После этого Дегаев пробыл в Женеве еще несколько дней. Это было ему необходимо дня поддержания вида, что он тут занят делами. Он был в Женеве, приходил и в Морне. Я раза два провожал его в Женеву, и мы с ним, кажется, испытывали одинаковые чувства опасения. Мне приходило в голову: а что, как он пойдет на попятный? Достаточно было бы легкого толчка, чтобы сбросить меня в пропасть Pas de l'echelle и, схоронив свою тайну вместе со мною, снова стать свободным, делать что заблагорассудится. Ему тоже, видимо, приходило в голову: а что, если он, усыпив меня своим якобы решением, поступит по первому рецепту исполнительного комитета и размозжит мне голову о камни пропасти? Без всяких уговоров мы направлялись не на Pas de l'echelle, а поворачивали налево, на обходной путь через Аннемас, да и тут шли не слишком близко друг к другу и не допускали один другого очутиться сзади. Ни он, ни я не знали, есть ли при спутнике револьвер, и, беседуя о всевозможных предметах, не выпускали с глаз друг друга.

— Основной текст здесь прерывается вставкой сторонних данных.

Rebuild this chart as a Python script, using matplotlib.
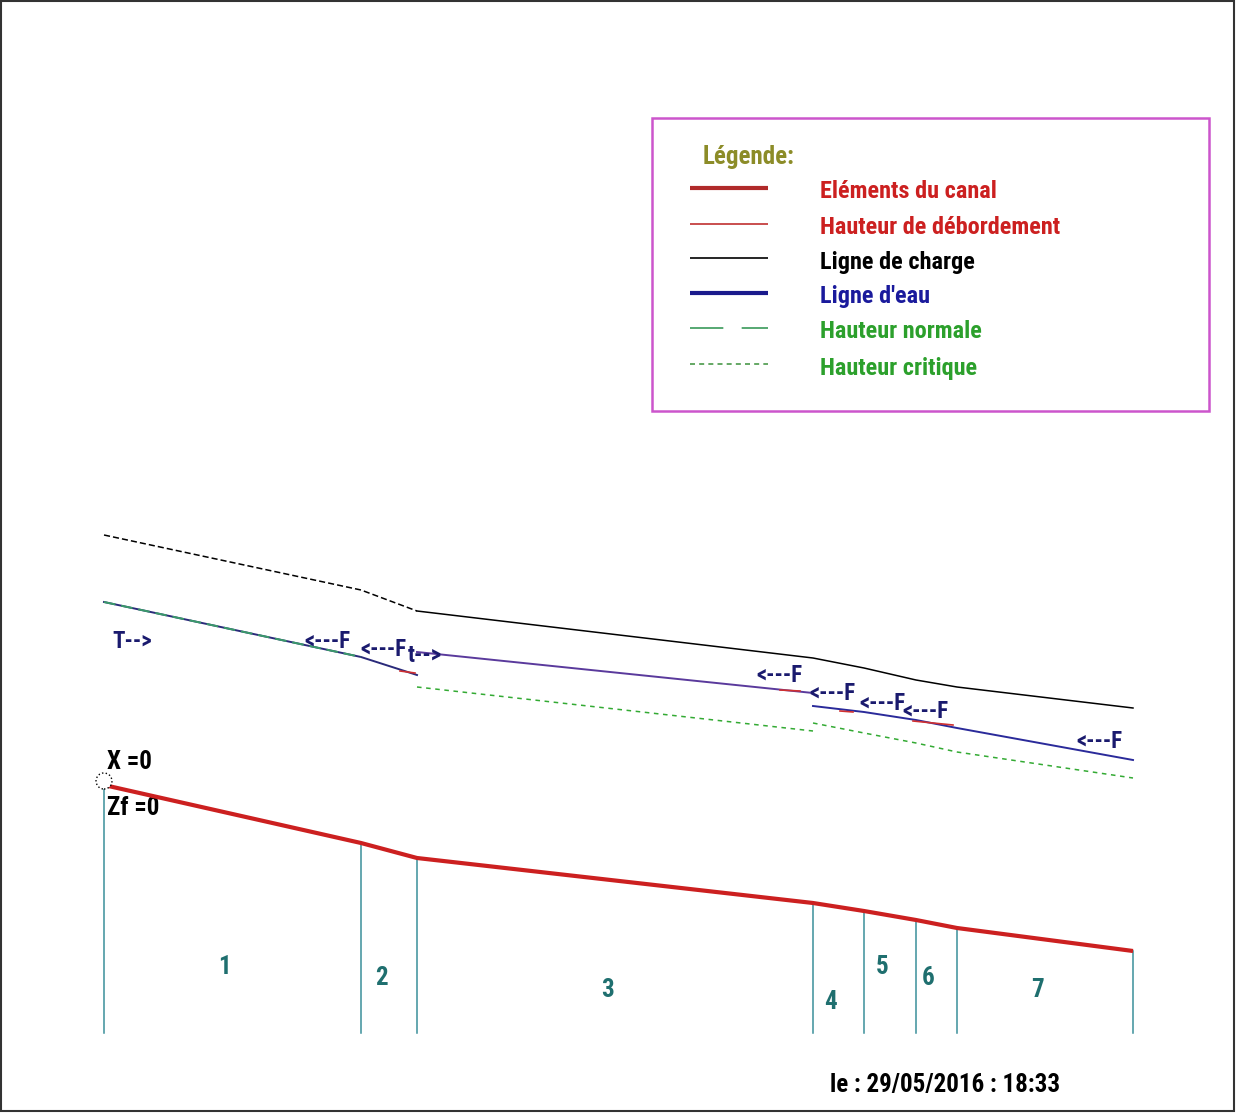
import matplotlib
matplotlib.use('Agg')
import matplotlib.pyplot as plt
from matplotlib.patches import Circle, Rectangle

W, H = 1236, 1113
plt.rcParams['font.family'] = ['Roboto Condensed', 'DejaVu Sans']

# --- profil en long du canal (abscisses cumulées, cotes) ---
sections = ['1', '2', '3', '4', '5', '6', '7']
x_pk = [0, 257, 313, 709, 760, 812, 853, 1029]
z_fond = [0, -58, -73, -118, -126, -135, -143, -166]
z_charge = [250, 195, 174, 127, 117, 105, 98, 77]

# ligne d'eau par tronçons (ressaut entre 2 et 3, chute au début du 4)
eau_x1 = [0, 257, 313]
eau_z1 = [183, 128, 110]
eau_x2 = [313, 709]
eau_z2 = [133, 92]
eau_x3 = [709, 760, 812, 853, 1029]
eau_z3 = [79, 73, 65, 57, 25]

# hauteur normale (tronçon 1) et hauteur critique (tronçons 3 à 7)
norm_x = [0, 257]
norm_z = [183, 128]
crit_x1 = [313, 709]
crit_z1 = [98, 54]
crit_x2 = [709, 760, 812, 853, 1029]
crit_z2 = [62, 52, 42, 33, 7]

# hauteur de débordement (morceaux visibles)
deb_x = [(296, 311), (676, 696), (736, 749), (809, 849)]
deb_z = [(114, 112), (95, 94), (74, 73), (64, 60)]

z_bas = -248

fig = plt.figure(figsize=(W / 100, H / 100), dpi=100)
ax = fig.add_axes([0, 0, 1, 1])
ax.set_xlim(-104, W - 104)
ax.set_ylim(785 - H, 785)
ax.axis('off')

# fond du canal
ax.plot(x_pk, z_fond, color='#cc2020', lw=3.0, solid_capstyle='butt', zorder=4)
for x, z in zip(x_pk, z_fond):
    ax.plot([x, x], [z_bas, z], color='#3a8f9a', lw=1.1, zorder=3)

# numéros des tronçons
num_z = [-182, -193, -205, -217, -182, -193, -205]
for i, s in enumerate(sections):
    xm = (x_pk[i] + x_pk[i + 1]) / 2 - 8
    ax.text(xm, num_z[i], s, color='#1f6f6f', fontsize=18, fontweight='bold',
            ha='center', va='center')

# ligne de charge
ax.plot(x_pk[:3], z_charge[:3], color='black', lw=1.1, ls=(0, (4, 2)))
ax.plot(x_pk[2:], z_charge[2:], color='black', lw=1.1)

# hauteur critique
ax.plot(crit_x1, crit_z1, color='#33aa33', lw=1.1, ls=(0, (3, 3)))
ax.plot(crit_x2, crit_z2, color='#33aa33', lw=1.1, ls=(0, (3, 3)))

# ligne d'eau
ax.plot(eau_x1, eau_z1, color='#2a2a7a', lw=1.4, zorder=5)
ax.plot(eau_x2, eau_z2, color='#5a3a9c', lw=1.4, zorder=5)
ax.plot(eau_x3, eau_z3, color='#2a2a9a', lw=1.4, zorder=5)

# hauteur normale
ax.plot(norm_x, norm_z, color='#3a9a6a', lw=1.4, ls=(0, (6, 3)), zorder=6)

# débordement
for (xa, xb), (za, zb) in zip(deb_x, deb_z):
    ax.plot([xa, xb], [za, zb], color='#d03030', lw=1.2, zorder=7)

# régimes d'écoulement
regimes = ['T-->', '<---F', '<---F', 't-->', '<---F', '<---F', '<---F', '<---F', '<---F']
reg_pos = [(8, 144), (200, 143), (256, 136), (304, 130), (652, 109),
           (705, 92), (755, 81), (798, 73), (972, 44)]
for txt, (x, z) in zip(regimes, reg_pos):
    ax.text(x, z, txt, color='#1a1a6e', fontsize=16.5, fontweight='bold',
            ha='left', va='center', zorder=8)

# origine
ax.add_patch(Circle((0, 4), 8, facecolor='white', edgecolor='black',
                    lw=1.0, ls=':', zorder=9))
ax.text(3, 23, 'X =0', fontsize=18, fontweight='bold', ha='left', va='center')
ax.text(3, -23, 'Zf =0', fontsize=18, fontweight='bold', ha='left', va='center')

# --- légende et cartouche (coordonnées écran) ---
lay = fig.add_axes([0, 0, 1, 1], facecolor='none')
lay.set_xlim(0, W)
lay.set_ylim(H, 0)
lay.axis('off')

lay.add_patch(Rectangle((652, 118), 557, 293, facecolor='none',
                        edgecolor='#cc55cc', lw=1.8))
lay.text(703, 157, 'Légende:', color='#8c8c28', fontsize=18,
         fontweight='bold', va='center')

leg_labels = ['Eléments du canal', 'Hauteur de débordement', 'Ligne de charge',
              "Ligne d'eau", 'Hauteur normale', 'Hauteur critique']
leg_colors = ['#cc2020', '#cc2020', 'black', '#1a1a9c', '#2ca02c', '#2ca02c']
leg_line_c = ['#b02a2a', '#c03030', 'black', '#1a1a8c', '#3a9a5a', '#4a9a4a']
leg_line_w = [3.0, 1.2, 1.2, 3.0, 1.2, 1.2]
leg_line_s = ['-', '-', '-', '-', (0, (20, 11)), (0, (3, 2.5))]
leg_y = [188, 224, 258, 293, 328, 364]
for lab, c, lc, lw, ls, y in zip(leg_labels, leg_colors, leg_line_c,
                                 leg_line_w, leg_line_s, leg_y):
    lay.plot([690, 768], [y, y], color=lc, lw=lw, ls=ls, solid_capstyle='butt')
    lay.text(820, y + 4, lab, color=c, fontsize=17.5, fontweight='bold',
             va='center')

lay.text(830, 1085, 'le : 29/05/2016 : 18:33', color='black', fontsize=18,
         fontweight='bold', va='center')

lay.add_patch(Rectangle((1, 1), W - 3, H - 3, facecolor='none',
                        edgecolor='#333333', lw=1.5))

fig.savefig('out.png', dpi=100)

Наконец он убрался, и я вздохнул с облегчением. Но теперь уже мои мечты удалиться от политической деятельности шли окончательно прахом. Приходилось, напротив, усиленно хлопотать о создании за границей какого-нибудь крупного притягательного центра, который мог бы затмить «соломенный исполнительный комитет» и послужить для российских народовольцев пунктом объединения, хотя бы и вдали от родины. Центр организации за границей есть ненормальность. Но тут он предполагался как явление временное и даже кратковременное. Мы ждали хоть частичного исполнения обещаний Дегаева, которые должны были дать нам некоторое количество новых людей. Ознакомившись между собой и спевшись, они должны были снова двинуться в Россию в виде чистой, хорошо сорганизованной центральной силы. Тогда люди, оставшиеся за границей, естественно должны были отойти на второй план и утратить значение руководителей. Но все это предполагалось только в близком будущем, а пока нужно было создавать за границей некоторое подобие центра. Скорейшее издание «Вестника „Народной воли“» становилось для этого настоятельно необходимо, и моему пустынничеству в Морне приходил конец. Нужно было перебираться в Париж.